Given the relentless quarterly revenue pressures in many organisations, it’s hard to lay all the blame for this at the feet of sales people or sales management. They are often simply following their natural motivations — reinforced by their compensation schemes and signals from executive leadership — to always want to be closing business in the here-and-now.

Spotlighting the Need for Change

Identifying a potential revenue gap early can help, and that’s where a new generation of sales analytics applications are proving invaluable. These applications can predict likely current and future outcomes based on past patterns of performance at every level from an individual to the sales organisation as a whole, and can help to identify deficiencies early in the cycle while there is still time to take corrective action.

These analytics tools can also help to identify opportunities for individual coaching, general skills training and, perhaps most useful of all, for systematic process improvements in attracting, engaging, qualify and converting more of the right sort of prospects. The conclusions are often obvious: you can convert more of the right sort of prospects if you attract and engage more of the right sort of prospects in the first place.

But there’s a problem here: getting under-pressure sales people to divert their attention from closing to opening can be a challenge, and it may not play to their strengths in managing already-qualified opportunities. That’s why so many complex B2B sales environments now include a pipeline development function that is exclusively focused on researching, identifying, developing and qualifying early-stage opportunities.

This pipeline building function is particularly valuable in situations where the vendor cannot rely simply on uncovering existing needs and active projects.

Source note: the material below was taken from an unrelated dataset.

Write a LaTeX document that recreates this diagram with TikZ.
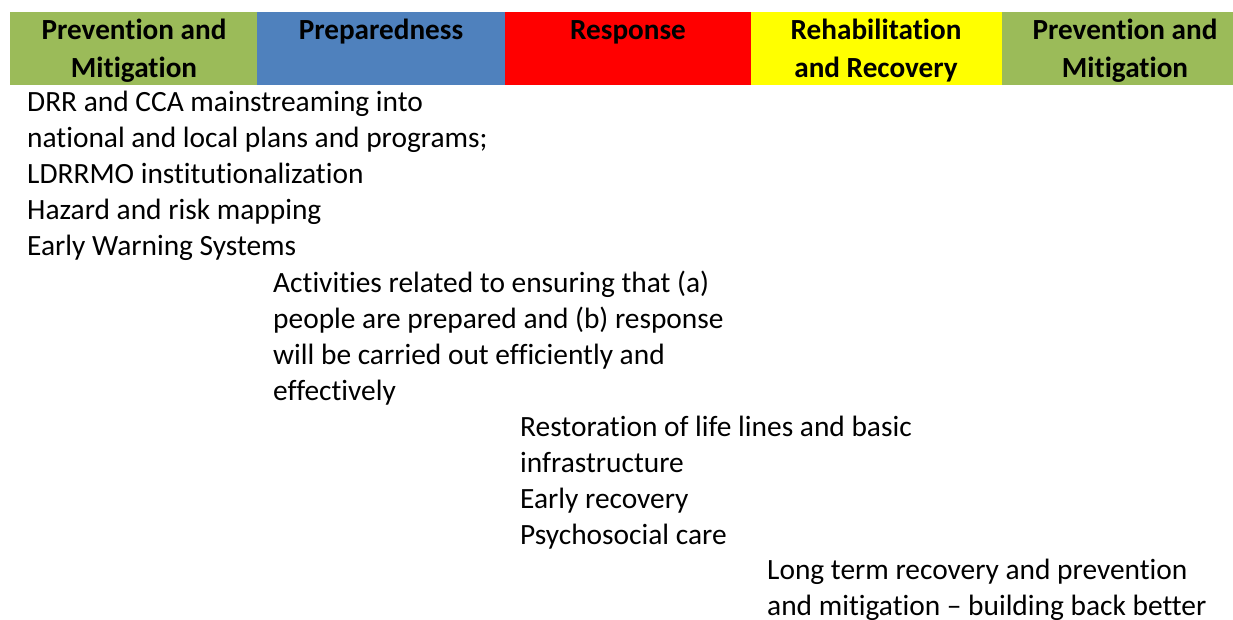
\documentclass[tikz,border=0pt]{standalone}
\usepackage{fontspec}
\setmainfont{Carlito}[Ligatures=NoCommon]
\definecolor{mitgreen}{HTML}{9BBB59}
\definecolor{prepblue}{HTML}{4F81BD}
\definecolor{respred}{HTML}{FF0000}
\definecolor{rehabyellow}{HTML}{FFFF00}
\begin{document}
\begin{tikzpicture}[x=1pt,y=-1pt,
  cell/.style={minimum height=73pt,inner sep=0pt,anchor=north west},
  head/.style={font=\fontsize{29.2}{38}\selectfont\bfseries,align=center,anchor=base,inner sep=0pt},
  body/.style={font=\fontsize{29.4}{36}\selectfont,align=left,anchor=base west,inner sep=0pt}]
\useasboundingbox (0,0) rectangle (1233,619);
% phase bar
\node[cell,fill=mitgreen,minimum width=247pt] (mit) at (10,12) {};
\node[cell,fill=prepblue,minimum width=248pt] (prep) at (257,12) {};
\node[cell,fill=respred,minimum width=246pt] (resp) at (505,12) {};
\node[cell,fill=rehabyellow,minimum width=251pt] (rehab) at (751,12) {};
\node[cell,fill=mitgreen,minimum width=248pt] (mitb) at (1002,12) {};
% phase names (base = last line)
\node[head] (mittxt) at (134,77) {Prevention and\\Mitigation};
\node[head] (preptxt) at (381,39) {Preparedness};
\node[head] (resptxt) at (628,39) {Response};
\node[head] (rehabtxt) at (876,77) {Rehabilitation\\and Recovery};
\node[head] (mitbtxt) at (1125,77) {Prevention and\\Mitigation};
% activities
\node[body] (mitact) at (27,255) {DRR and CCA mainstreaming into\\national and local plans and programs;\\LDRRMO institutionalization\\Hazard and risk mapping\\Early Warning Systems};
\node[body] (prepact) at (273,400) {Activities related to ensuring that (a)\\people are prepared and (b) response\\will be carried out efficiently and\\effectively};
\node[body] (respact) at (520,544) {Restoration of life lines and basic\\infrastructure\\Early recovery\\Psychosocial care};
\node[body] (rehabact) at (767,615) {Long term recovery and prevention\\and mitigation -- building back better};
\end{tikzpicture}
\end{document}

In fact, it’s essential in any complex sales environment where the vendor is trying to uncover, develop and address previously unsatisfied needs, to create a new category of solution or to reinvent or disrupt an existing solution category.

Focus on Early-Stage Conversations

In these environments, it’s both unlikely and positively undesirable to expect to fill the sales pipeline with prospects that are already “in the market”. In many situations, need has to be created and carefully nurtured — by bringing a previously unrecognised issue to the attention of the prospect, or reframing their view of an issue they were already aware of and thought unfixable or not worth fixing.

These early-stage conversations are rarely “one and done”. Uncovering the prospect’s latent need often requires multiple conversations, backed up by careful research into the target customer and the monitoring of key trigger events. It often involves calling around multiple touch points across the prospect organisation, and the systematic nurturing of initial interest into a desire to learn more.

These are roles with very different requirements and expectations from traditional telemarketing or transactional inside sales. The vast majority of traditional telemarketers, whether employed by organisations or agencies, lack the curiosity, conversational skills and emotional intelligence to uncover and develop these unrecognised needs.

In fact, the initial customer conversations at the top of the funnel need to be every bit as persuasive and well informed as the conversations later on in the sales cycle. But simple economics (and behaviours) preclude expecting well-seasoned, very highly compensated experienced sales people to take prime responsibility for this early-stage pipeline development function. It’s inefficient, and perpetuates an unpredictable feast-famine revenue cycle.

In my experience, the earlier sales organisations separate the pipeline building function from the sales function, the better. If done right right, this separation of function can be justified in organisations with just a handful of quota carrying sales people. In fact, the longer you delay, the more barriers you put in the way of generating predictable, sustainable revenue growth.

Improving Pipeline Development

So what’s required? Firstly, you need to recruit the right sort of people into the pipeline development function. I’ve seen two different cohorts succeed in these roles. One consists of young, well-educated and personally ambitious people who often see the role as a stepping-stone to professional field sales. A second cohort consists of former successful sales people that have spent time raising their families but now want to find a way of returning to the job market without taking on a full-time, field-based sales role.

Next, you need to establish excellent alignment between marketing, pipeline development and sales in a number of critical areas, of which the two most important involve defining your ideal prospect profiles (both organisations and roles) and crafting issue-led talking points and compelling value propositions that are designed to make the right sort of prospect want to learn more.

Then, you need to ensure that your marketing, pipeline development and sales teams collaborate to develop a progressive account profiling and opportunity qualification process that makes it crystal clear to all concerned what a well-qualified sales opportunity looks like, the research that needs to be done to identify the right candidates, and the journey that a prospect needs to be led through in order to get them there.

Finally — and back to the subject of metrics again — you need to establish effective metrics that span every step in the customer acquisition process, including how many touches it typically requires to persuade an otherwise well-qualified prospect to agree to move forward with you to the next step. The answer, by the way, is almost inevitably more than most people not involved in pipeline development might imagine.

So you need to be sure that your pipeline development people are particularly capable of not only dealing with the inevitable rejection, but also are able to learn from it and improve their performance systematically by focusing on the constraints that have been holding them back. This, by the way, is why scripts don’t work in complex sales environments – every conversation has to be adaptable.

Leading the Change

Pulling this all together is a non-trivial task. Your pipeline development team need active, energetic and experienced management, and many sales leaders that have only had field based sales jobs in the past often lack the knowledge and skills to get the most out of people in this specialist role. I’ve seen many high-potential pipeline building people languish because they were not effectively led.

This, by the way, is one of many reasons that make it worth considering outsourcing the pipeline building function to one of the growing number of specialist B2B agencies that have emerged in recent years. It makes it more likely that your pipeline building resources will be expertly recruited, trained and managed, and it allows sales leaders to focus on what they are usually best at — leading their teams to close already well qualified opportunities.

But however you accomplish this, in-house or outsourced, giving the pipeline building role the attention it deserves is something that every modern sales leader needs to pay attention to.